Write out each line of the material again, word for word.

══════════════════════════════

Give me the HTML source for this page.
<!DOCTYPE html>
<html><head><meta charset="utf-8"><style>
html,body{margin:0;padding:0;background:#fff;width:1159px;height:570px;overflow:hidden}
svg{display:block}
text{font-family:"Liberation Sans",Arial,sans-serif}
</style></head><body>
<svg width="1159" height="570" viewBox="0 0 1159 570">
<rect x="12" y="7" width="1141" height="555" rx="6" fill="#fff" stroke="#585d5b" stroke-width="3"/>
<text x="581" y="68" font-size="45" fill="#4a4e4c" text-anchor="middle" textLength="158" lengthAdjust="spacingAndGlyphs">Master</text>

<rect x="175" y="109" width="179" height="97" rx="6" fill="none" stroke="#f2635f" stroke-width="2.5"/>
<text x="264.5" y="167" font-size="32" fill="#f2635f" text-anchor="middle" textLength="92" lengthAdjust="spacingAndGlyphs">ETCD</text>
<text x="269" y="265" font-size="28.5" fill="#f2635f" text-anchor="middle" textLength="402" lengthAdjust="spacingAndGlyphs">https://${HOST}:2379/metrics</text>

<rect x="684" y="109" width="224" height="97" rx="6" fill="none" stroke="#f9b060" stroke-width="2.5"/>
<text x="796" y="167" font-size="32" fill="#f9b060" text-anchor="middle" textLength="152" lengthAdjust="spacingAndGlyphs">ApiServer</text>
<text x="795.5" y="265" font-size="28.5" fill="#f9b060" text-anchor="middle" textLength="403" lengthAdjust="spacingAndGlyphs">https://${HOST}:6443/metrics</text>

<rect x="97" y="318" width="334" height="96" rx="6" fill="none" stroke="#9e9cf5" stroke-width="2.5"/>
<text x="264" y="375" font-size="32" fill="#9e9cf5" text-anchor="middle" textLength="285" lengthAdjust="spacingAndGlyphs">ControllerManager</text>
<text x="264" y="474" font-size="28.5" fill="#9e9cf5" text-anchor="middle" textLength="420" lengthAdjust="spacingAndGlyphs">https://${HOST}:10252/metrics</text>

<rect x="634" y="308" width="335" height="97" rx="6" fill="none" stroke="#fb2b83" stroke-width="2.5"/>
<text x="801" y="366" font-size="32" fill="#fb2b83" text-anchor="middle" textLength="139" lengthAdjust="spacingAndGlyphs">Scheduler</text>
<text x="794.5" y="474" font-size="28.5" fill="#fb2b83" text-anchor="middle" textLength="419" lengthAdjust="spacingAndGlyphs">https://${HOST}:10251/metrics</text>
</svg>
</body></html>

══════════════════════════════

**Reply to the exercise:**
Give me the HTML source for this page.
<!DOCTYPE html>
<html><head><meta charset="utf-8"><style>
html,body{margin:0;padding:0;background:#fff;width:1159px;height:570px;overflow:hidden}
svg{display:block}
text{font-family:"Liberation Sans",Arial,sans-serif}
</style></head><body>
<svg width="1159" height="570" viewBox="0 0 1159 570">
<rect x="12" y="7" width="1141" height="555" rx="6" fill="#fff" stroke="#585d5b" stroke-width="3"/>
<text x="581" y="68" font-size="45" fill="#4a4e4c" text-anchor="middle" textLength="158" lengthAdjust="spacingAndGlyphs">Master</text>

<rect x="175" y="109" width="179" height="97" rx="6" fill="none" stroke="#f2635f" stroke-width="2.5"/>
<text x="264.5" y="167" font-size="32" fill="#f2635f" text-anchor="middle" textLength="92" lengthAdjust="spacingAndGlyphs">ETCD</text>
<text x="269" y="265" font-size="28.5" fill="#f2635f" text-anchor="middle" textLength="402" lengthAdjust="spacingAndGlyphs">https://${HOST}:2379/metrics</text>

<rect x="684" y="109" width="224" height="97" rx="6" fill="none" stroke="#f9b060" stroke-width="2.5"/>
<text x="796" y="167" font-size="32" fill="#f9b060" text-anchor="middle" textLength="152" lengthAdjust="spacingAndGlyphs">ApiServer</text>
<text x="795.5" y="265" font-size="28.5" fill="#f9b060" text-anchor="middle" textLength="403" lengthAdjust="spacingAndGlyphs">https://${HOST}:6443/metrics</text>

<rect x="97" y="318" width="334" height="96" rx="6" fill="none" stroke="#9e9cf5" stroke-width="2.5"/>
<text x="264" y="375" font-size="32" fill="#9e9cf5" text-anchor="middle" textLength="285" lengthAdjust="spacingAndGlyphs">ControllerManager</text>
<text x="264" y="474" font-size="28.5" fill="#9e9cf5" text-anchor="middle" textLength="420" lengthAdjust="spacingAndGlyphs">https://${HOST}:10252/metrics</text>

<rect x="634" y="308" width="335" height="97" rx="6" fill="none" stroke="#fb2b83" stroke-width="2.5"/>
<text x="801" y="366" font-size="32" fill="#fb2b83" text-anchor="middle" textLength="139" lengthAdjust="spacingAndGlyphs">Scheduler</text>
<text x="794.5" y="474" font-size="28.5" fill="#fb2b83" text-anchor="middle" textLength="419" lengthAdjust="spacingAndGlyphs">https://${HOST}:10251/metrics</text>
</svg>
</body></html>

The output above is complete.